Alex Popescu said...

@Graham Thanks a bunch!

I find it quite unfortunate that this 'little detail' (I mean the python webapp deployment model) is so muddy in the Python world and I think you are doing an excellent job clarifying most of its aspects.

I am preparing a blog post myself summarizing my findings (which will most probably link heavily to your posts :-)) and I hope you'll not mind if I'll be posting here or send you a private email for reviewing it. Anyways, I'm still 'researching' a last option that seems to be used from time to time: Apache + mod_proxy and I'm not yet very clear about it.

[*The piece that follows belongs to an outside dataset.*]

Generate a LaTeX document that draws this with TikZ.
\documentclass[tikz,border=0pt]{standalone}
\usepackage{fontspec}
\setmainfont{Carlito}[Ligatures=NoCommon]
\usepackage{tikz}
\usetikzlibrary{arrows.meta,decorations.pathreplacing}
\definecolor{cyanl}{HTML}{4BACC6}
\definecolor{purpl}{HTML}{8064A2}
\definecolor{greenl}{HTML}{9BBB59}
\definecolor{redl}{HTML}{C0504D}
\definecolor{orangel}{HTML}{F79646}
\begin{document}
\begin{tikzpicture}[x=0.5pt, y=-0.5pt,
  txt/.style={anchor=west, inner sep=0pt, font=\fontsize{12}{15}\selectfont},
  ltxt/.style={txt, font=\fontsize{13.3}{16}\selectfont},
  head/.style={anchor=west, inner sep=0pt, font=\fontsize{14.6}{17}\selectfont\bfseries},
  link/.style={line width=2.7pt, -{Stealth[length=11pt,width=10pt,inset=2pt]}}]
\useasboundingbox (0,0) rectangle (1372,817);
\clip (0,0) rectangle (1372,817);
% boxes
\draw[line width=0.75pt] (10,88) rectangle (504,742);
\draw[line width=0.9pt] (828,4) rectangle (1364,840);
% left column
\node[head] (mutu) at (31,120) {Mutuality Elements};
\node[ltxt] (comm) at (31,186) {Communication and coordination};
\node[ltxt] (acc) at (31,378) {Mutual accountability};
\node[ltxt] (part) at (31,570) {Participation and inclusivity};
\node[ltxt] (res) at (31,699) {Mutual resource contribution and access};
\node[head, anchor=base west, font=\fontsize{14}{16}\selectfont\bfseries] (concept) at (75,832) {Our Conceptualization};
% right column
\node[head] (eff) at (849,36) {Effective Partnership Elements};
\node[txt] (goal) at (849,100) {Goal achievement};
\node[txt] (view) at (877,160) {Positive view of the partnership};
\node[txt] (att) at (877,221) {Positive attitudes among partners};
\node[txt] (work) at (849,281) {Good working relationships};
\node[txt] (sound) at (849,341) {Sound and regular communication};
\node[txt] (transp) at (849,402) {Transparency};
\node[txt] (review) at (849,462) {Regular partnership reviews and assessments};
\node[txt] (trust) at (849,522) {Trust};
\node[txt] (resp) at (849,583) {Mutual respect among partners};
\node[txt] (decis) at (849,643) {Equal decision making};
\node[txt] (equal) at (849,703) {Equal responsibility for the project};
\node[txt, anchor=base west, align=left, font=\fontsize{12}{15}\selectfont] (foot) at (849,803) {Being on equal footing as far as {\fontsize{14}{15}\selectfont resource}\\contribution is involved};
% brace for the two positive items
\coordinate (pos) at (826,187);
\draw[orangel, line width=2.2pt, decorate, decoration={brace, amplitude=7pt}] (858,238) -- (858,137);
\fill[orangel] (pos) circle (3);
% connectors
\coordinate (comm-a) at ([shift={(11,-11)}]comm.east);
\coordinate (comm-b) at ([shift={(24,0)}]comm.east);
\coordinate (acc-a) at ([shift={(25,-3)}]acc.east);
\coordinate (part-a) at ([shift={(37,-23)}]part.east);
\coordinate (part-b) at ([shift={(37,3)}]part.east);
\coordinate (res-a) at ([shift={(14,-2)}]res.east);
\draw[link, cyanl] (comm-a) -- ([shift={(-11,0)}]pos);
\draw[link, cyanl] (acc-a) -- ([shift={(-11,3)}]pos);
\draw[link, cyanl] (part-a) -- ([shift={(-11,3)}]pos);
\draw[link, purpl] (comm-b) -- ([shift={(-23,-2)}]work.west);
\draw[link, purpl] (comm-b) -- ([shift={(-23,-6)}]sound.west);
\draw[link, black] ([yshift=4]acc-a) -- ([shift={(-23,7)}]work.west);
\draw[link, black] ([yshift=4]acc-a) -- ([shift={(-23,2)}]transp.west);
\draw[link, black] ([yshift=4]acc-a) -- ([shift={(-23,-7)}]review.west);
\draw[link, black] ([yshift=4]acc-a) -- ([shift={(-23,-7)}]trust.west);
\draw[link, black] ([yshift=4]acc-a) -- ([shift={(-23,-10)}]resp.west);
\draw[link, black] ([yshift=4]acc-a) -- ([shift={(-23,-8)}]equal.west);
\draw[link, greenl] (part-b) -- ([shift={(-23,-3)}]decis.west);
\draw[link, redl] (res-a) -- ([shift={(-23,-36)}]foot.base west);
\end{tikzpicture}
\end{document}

I would really like that the next time somebody will be getting to this point they will have all the options covered and they will understand the alternatives (instead of having to dig for days to figure it all out).

Unknown said...

Graham, thanks for taking the time to write this up. It was very useful.

Unknown said...

Very important on at least an openVZ VPS is to reduce the per thread stack size. It is 8MB by default on linux. There is ThreadStackSize directive for apache, but I use ulimit -s 256 in the apache startup script. If you use mod_wsgi in daemon mode, it has a stack-size option you can use.

Graham Dumpleton said...

The thread stack size issue is described in:

http://code.google.com/p/modwsgi/wiki/ApplicationIssues#Memory_Constrained_VPS_Systems

Ramdas S said...

Graham,
Good points made. However your para on modwsgi in daemon mode vs embedded mode wasn't quite clear.

My question if its a dedicated server and you are running multiple sites what should be the ideal configuration of modwsgi. Say I have 8 GB RAM.
Is there aplace which teaches me running modwsgi in dameon mode

Graham Dumpleton said...

@Ramdas, there is no single ideal configuration, it depends on your specific application and also where hosting multiple sites the amount of traffic going to specific sites and then memory used by each.

If you want to have a discussion about it, use the mod_wsgi list on Google Groups to explain your problems/requirements.